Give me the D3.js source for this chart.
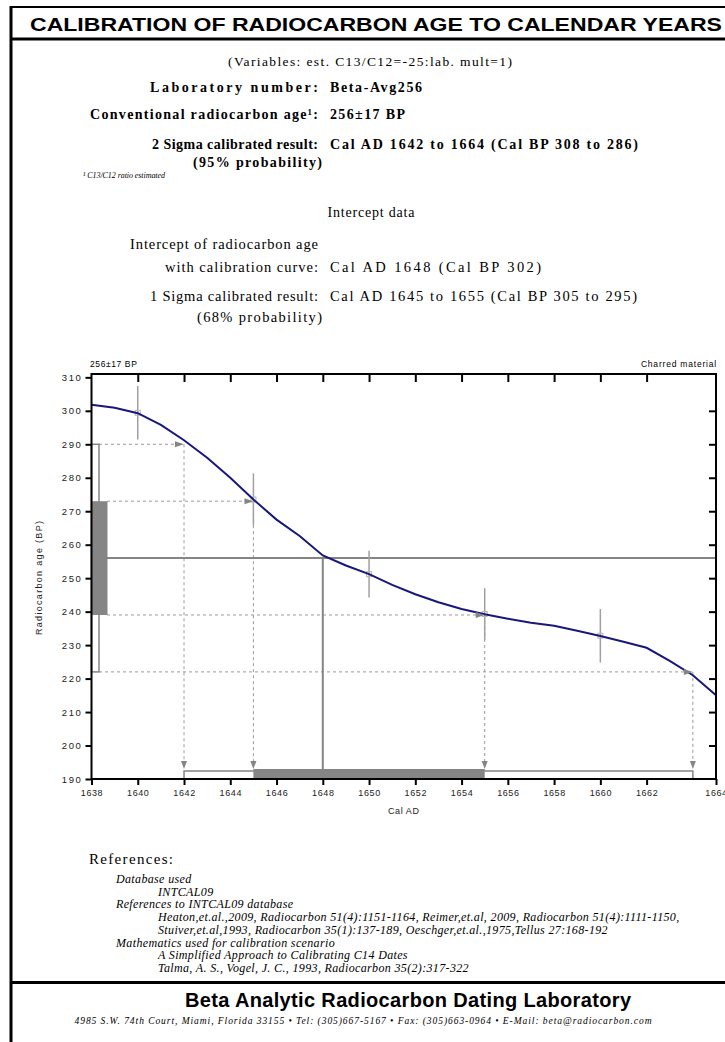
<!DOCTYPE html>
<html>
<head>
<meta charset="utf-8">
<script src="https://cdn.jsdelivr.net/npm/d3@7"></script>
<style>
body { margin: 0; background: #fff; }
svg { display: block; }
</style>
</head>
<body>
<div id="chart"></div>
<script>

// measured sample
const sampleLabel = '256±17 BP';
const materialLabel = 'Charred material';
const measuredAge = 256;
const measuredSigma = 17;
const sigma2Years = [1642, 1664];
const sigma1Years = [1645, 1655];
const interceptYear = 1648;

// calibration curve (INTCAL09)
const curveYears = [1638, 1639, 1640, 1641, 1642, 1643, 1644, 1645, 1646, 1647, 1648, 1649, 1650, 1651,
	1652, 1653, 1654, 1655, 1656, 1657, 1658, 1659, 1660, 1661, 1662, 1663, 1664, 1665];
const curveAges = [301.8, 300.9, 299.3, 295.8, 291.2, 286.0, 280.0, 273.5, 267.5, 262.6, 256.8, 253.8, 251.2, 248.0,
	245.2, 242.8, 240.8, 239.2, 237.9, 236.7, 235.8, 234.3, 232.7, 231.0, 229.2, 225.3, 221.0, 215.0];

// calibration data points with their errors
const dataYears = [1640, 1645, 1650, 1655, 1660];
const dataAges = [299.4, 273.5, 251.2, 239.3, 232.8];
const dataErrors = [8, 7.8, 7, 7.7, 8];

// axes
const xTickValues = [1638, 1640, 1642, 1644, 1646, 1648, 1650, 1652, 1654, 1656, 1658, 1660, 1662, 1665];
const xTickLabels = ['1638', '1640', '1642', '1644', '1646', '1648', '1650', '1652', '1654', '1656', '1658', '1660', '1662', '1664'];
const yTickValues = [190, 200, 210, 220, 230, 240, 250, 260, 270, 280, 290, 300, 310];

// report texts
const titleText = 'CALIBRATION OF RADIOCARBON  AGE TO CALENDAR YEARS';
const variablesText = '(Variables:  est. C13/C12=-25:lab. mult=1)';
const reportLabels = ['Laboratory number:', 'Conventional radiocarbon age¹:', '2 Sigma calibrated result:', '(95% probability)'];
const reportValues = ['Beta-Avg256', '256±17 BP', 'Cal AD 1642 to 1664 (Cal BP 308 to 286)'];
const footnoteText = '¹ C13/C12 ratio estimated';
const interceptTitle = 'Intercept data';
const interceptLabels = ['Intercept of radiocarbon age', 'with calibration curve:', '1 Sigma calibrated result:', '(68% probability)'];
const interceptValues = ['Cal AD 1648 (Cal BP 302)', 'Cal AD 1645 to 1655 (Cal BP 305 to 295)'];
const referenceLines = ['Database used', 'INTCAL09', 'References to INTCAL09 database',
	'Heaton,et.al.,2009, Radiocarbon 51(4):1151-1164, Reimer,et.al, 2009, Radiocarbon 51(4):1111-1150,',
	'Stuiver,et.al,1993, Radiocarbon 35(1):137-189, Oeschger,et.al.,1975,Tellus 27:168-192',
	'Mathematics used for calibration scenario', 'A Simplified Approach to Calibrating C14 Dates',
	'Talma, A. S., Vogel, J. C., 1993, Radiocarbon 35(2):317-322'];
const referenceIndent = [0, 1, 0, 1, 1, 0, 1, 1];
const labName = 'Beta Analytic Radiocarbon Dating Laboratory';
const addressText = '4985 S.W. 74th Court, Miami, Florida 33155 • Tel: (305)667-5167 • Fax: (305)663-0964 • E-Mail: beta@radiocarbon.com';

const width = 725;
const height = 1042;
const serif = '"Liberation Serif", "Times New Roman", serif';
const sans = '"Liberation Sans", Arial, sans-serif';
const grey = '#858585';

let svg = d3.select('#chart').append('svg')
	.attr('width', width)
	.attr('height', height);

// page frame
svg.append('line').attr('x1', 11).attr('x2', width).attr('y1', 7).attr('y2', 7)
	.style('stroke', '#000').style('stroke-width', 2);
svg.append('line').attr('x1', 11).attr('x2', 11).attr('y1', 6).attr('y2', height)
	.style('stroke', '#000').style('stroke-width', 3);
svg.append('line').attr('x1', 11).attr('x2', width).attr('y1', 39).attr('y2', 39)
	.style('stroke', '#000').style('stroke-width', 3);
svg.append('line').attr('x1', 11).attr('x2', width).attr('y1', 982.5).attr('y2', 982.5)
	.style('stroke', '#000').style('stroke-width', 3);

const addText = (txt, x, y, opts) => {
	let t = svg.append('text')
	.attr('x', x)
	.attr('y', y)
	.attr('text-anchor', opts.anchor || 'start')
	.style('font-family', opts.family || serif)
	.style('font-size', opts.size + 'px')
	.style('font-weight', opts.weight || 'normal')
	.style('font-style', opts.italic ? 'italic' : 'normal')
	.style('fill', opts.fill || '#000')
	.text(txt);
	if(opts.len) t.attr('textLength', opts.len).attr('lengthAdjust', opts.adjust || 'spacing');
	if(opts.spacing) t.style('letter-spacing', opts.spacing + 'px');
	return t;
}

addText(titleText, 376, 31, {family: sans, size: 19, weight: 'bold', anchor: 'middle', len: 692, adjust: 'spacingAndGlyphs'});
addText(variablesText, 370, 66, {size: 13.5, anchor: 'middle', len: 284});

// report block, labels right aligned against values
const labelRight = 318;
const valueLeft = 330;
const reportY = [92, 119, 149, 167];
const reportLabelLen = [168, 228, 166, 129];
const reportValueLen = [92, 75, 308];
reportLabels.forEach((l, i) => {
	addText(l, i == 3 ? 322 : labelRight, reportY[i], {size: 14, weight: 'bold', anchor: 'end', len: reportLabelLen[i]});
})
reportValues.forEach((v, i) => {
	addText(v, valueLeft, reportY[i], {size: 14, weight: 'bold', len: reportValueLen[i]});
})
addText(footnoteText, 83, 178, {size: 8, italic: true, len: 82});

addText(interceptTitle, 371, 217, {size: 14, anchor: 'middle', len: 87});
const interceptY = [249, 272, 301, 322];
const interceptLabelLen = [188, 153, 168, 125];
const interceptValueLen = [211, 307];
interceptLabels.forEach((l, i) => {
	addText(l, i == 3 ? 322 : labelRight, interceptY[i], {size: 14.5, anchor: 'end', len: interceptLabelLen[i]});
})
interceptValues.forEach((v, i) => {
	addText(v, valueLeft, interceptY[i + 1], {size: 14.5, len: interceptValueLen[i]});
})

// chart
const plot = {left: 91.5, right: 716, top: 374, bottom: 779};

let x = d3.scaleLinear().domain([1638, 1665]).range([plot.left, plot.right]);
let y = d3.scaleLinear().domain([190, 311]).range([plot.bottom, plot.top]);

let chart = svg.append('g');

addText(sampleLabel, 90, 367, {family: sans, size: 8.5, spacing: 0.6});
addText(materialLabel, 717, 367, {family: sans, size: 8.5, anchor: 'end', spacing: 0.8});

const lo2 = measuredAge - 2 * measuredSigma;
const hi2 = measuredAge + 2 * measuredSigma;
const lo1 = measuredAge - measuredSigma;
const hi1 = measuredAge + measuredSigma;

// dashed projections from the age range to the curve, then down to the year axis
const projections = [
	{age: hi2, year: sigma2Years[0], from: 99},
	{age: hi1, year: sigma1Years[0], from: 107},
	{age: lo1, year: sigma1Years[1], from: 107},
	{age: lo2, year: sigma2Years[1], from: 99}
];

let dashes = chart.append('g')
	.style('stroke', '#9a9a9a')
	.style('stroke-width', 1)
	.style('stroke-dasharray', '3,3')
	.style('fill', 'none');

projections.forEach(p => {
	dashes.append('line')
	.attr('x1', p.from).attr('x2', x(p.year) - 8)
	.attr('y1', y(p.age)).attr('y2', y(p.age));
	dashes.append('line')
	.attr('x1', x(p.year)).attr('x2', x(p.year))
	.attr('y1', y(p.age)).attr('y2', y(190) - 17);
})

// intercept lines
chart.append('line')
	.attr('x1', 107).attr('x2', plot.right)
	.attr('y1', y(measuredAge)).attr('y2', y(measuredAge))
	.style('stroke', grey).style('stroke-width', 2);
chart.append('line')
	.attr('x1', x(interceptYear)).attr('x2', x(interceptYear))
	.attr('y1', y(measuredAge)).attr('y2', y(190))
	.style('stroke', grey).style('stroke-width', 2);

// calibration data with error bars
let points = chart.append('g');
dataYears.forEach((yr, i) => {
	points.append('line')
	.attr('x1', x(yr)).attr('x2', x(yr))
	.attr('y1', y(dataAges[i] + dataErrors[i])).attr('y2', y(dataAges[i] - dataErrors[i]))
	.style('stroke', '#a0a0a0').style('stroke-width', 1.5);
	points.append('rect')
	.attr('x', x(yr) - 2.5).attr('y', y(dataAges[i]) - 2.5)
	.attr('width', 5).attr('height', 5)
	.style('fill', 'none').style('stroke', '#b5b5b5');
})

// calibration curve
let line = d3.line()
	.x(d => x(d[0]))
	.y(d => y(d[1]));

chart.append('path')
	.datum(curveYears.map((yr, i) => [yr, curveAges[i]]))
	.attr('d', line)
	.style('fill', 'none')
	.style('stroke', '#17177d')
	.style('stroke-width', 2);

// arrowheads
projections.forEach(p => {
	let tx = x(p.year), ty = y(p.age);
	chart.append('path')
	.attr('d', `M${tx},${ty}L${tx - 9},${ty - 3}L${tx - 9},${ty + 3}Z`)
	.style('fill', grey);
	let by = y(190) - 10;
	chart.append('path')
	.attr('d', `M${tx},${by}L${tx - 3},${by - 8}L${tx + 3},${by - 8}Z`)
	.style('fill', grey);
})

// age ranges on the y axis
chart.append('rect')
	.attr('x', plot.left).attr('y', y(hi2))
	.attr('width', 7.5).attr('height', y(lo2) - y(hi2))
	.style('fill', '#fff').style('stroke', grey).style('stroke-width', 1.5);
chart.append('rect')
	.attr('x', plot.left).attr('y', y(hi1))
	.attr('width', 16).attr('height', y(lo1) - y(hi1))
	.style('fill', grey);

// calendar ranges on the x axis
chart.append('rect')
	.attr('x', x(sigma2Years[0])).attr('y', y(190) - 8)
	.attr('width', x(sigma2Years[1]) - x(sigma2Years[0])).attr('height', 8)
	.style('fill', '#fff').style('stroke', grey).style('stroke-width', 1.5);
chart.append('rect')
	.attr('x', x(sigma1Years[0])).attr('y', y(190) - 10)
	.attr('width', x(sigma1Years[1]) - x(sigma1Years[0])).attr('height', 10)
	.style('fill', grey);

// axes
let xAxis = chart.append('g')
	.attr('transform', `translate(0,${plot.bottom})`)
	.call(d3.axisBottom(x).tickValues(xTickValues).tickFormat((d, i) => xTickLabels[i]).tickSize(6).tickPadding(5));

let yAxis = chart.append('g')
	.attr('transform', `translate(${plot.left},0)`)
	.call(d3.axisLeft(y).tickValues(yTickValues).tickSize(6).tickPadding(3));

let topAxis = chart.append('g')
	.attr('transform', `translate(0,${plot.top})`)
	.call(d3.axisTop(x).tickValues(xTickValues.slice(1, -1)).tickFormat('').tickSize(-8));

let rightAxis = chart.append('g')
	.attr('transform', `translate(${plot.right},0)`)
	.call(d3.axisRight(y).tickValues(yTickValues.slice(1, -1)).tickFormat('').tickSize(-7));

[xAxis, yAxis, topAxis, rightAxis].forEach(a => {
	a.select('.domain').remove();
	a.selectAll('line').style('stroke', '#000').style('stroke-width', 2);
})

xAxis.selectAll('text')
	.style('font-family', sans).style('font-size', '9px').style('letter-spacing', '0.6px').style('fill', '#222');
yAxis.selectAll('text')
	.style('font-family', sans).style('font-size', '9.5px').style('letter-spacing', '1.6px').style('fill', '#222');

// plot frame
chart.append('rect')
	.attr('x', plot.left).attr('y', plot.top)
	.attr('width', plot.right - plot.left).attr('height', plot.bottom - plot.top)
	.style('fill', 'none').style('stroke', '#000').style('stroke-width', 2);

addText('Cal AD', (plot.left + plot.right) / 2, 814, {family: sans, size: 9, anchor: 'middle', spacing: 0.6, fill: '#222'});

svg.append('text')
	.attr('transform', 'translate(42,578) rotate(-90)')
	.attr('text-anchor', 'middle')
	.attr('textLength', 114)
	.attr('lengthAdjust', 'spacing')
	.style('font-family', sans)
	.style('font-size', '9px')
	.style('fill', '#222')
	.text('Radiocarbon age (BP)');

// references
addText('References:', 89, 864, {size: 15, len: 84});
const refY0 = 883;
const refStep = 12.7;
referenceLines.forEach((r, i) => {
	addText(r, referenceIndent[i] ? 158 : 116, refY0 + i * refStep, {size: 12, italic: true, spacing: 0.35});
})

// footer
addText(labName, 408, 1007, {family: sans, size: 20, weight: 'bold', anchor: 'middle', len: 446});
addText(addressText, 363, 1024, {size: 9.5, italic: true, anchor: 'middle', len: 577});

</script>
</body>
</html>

==*==

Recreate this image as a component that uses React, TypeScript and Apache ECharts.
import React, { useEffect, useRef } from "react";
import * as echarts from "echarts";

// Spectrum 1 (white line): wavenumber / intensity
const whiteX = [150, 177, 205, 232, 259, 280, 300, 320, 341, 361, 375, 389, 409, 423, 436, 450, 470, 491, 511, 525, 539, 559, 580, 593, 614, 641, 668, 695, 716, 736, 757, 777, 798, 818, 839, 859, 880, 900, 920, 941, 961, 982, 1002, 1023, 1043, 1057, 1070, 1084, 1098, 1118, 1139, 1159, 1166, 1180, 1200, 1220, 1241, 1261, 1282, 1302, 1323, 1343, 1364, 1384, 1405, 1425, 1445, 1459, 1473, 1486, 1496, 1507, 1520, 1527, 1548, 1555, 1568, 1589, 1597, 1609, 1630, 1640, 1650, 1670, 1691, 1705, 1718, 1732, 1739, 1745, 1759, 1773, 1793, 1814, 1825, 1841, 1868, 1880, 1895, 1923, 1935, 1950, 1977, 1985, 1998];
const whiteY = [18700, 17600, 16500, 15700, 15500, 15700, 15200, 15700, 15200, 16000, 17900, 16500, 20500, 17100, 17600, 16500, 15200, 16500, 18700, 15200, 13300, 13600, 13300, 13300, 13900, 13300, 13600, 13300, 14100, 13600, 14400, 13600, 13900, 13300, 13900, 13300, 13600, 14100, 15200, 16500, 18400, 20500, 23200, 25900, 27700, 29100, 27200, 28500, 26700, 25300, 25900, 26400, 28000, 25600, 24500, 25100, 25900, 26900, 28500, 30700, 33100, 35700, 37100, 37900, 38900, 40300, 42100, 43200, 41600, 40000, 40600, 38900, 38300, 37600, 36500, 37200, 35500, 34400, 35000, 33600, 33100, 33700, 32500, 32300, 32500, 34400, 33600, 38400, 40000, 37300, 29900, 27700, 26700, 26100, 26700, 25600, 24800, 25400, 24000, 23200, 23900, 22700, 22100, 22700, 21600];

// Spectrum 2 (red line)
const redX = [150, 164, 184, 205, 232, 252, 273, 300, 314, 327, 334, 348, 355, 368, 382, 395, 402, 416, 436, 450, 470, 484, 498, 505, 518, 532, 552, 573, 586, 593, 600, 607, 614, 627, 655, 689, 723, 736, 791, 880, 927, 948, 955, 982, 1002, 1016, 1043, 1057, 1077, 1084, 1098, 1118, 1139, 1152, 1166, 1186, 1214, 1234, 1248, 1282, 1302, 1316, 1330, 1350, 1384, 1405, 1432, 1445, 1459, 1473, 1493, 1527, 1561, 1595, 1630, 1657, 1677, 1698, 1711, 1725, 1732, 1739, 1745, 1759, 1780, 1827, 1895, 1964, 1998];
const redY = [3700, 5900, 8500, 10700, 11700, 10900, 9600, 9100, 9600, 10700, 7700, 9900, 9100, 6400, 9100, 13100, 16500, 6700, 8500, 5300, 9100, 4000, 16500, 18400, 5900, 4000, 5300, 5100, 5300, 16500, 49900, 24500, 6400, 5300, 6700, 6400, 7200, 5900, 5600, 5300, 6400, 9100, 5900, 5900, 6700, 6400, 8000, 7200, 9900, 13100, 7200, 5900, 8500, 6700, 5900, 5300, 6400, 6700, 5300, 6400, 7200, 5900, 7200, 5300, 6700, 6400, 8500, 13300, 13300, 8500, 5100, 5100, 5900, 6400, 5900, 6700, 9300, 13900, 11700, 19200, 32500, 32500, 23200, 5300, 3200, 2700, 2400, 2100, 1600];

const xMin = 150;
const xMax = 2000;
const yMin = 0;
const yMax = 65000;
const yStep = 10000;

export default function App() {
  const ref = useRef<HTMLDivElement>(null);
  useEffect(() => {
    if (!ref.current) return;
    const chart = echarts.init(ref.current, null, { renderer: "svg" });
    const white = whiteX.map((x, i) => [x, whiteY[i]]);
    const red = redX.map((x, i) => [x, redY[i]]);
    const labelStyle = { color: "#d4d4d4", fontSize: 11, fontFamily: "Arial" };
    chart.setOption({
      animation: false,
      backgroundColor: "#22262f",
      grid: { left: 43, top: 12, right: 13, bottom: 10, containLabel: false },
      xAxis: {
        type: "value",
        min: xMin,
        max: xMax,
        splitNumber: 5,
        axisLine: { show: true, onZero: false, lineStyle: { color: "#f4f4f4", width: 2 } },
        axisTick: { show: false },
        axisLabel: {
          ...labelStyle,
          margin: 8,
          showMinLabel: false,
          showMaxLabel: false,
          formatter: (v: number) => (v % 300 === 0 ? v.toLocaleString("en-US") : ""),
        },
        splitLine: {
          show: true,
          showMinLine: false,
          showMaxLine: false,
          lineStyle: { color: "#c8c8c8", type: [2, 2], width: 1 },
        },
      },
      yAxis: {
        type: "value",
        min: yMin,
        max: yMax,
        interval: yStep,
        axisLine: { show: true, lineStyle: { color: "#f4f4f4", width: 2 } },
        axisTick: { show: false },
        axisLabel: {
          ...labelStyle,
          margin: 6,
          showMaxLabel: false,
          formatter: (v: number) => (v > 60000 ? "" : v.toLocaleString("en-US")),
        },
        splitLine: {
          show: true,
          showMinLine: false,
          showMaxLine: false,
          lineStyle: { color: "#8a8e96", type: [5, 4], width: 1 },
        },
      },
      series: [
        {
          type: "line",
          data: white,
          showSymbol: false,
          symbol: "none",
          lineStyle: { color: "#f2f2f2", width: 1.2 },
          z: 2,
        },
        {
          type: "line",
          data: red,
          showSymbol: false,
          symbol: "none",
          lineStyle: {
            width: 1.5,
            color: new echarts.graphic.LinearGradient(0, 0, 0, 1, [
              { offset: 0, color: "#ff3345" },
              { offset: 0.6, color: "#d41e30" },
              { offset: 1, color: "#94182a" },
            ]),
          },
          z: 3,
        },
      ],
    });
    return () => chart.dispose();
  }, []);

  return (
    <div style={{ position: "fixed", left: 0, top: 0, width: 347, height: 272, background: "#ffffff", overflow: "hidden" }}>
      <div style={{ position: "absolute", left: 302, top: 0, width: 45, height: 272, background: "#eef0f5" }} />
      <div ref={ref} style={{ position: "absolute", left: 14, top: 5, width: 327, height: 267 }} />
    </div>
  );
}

==*==

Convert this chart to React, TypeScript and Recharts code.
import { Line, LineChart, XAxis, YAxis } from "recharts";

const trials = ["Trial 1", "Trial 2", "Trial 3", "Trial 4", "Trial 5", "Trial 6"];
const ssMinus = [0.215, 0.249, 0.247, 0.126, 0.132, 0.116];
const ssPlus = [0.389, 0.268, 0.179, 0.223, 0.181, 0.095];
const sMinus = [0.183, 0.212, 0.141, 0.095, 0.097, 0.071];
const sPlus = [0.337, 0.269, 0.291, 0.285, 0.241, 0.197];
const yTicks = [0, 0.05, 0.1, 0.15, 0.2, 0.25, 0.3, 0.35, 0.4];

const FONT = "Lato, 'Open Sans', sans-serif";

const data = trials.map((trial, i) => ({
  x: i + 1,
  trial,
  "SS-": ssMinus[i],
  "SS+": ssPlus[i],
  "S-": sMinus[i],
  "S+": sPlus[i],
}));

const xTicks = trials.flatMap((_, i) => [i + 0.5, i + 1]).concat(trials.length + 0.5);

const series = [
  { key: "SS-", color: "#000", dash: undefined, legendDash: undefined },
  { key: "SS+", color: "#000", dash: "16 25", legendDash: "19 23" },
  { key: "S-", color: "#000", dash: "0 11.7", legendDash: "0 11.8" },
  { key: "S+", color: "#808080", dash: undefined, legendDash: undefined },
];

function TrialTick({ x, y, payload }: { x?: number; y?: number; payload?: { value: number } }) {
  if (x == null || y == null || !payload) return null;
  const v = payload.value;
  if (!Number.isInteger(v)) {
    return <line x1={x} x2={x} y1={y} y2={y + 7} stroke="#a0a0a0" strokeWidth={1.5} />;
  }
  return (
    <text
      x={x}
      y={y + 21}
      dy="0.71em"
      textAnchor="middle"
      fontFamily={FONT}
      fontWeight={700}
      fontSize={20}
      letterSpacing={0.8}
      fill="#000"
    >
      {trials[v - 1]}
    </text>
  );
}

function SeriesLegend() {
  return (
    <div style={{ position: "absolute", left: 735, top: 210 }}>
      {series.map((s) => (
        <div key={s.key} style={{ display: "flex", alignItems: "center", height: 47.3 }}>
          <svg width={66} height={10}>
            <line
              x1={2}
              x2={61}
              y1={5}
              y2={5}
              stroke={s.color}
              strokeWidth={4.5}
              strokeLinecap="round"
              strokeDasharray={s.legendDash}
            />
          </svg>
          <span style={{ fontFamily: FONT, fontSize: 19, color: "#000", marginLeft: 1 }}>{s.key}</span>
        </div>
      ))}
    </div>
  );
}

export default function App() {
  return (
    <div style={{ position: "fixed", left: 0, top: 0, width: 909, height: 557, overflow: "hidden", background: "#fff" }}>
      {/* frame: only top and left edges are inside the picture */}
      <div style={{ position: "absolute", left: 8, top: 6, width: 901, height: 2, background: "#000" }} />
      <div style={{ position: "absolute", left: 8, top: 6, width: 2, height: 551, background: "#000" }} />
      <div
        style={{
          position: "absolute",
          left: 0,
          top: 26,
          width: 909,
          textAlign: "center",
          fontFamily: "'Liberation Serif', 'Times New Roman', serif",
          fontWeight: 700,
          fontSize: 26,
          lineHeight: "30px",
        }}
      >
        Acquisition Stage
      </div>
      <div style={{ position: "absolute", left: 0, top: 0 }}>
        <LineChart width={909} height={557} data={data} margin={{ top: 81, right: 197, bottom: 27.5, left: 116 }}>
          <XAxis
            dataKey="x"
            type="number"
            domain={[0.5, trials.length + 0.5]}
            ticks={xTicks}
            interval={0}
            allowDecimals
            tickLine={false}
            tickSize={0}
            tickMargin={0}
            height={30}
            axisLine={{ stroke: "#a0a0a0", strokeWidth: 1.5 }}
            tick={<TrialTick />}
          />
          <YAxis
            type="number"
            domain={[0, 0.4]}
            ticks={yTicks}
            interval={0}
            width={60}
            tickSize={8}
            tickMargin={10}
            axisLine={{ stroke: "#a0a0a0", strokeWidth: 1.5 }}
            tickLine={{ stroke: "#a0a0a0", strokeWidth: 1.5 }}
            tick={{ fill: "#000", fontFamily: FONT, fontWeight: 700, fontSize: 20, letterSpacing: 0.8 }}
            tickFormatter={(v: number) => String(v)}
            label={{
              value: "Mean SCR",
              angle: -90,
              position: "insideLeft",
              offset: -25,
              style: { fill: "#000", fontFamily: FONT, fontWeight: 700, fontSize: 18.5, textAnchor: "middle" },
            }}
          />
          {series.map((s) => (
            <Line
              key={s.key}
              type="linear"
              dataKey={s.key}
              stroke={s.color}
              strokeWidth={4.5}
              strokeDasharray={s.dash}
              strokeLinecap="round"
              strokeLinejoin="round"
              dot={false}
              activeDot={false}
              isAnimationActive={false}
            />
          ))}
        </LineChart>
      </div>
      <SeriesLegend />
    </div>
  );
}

==*==

Task description:
The lines to quote run from the one containing "Convert this chart" to the one containing "LineChart, XAxis, YAxis". Quote them exactly, with both of those lines, and nothing else.

Correct response:
Convert this chart to React, TypeScript and Recharts code.
import { Line, LineChart, XAxis, YAxis } from "recharts";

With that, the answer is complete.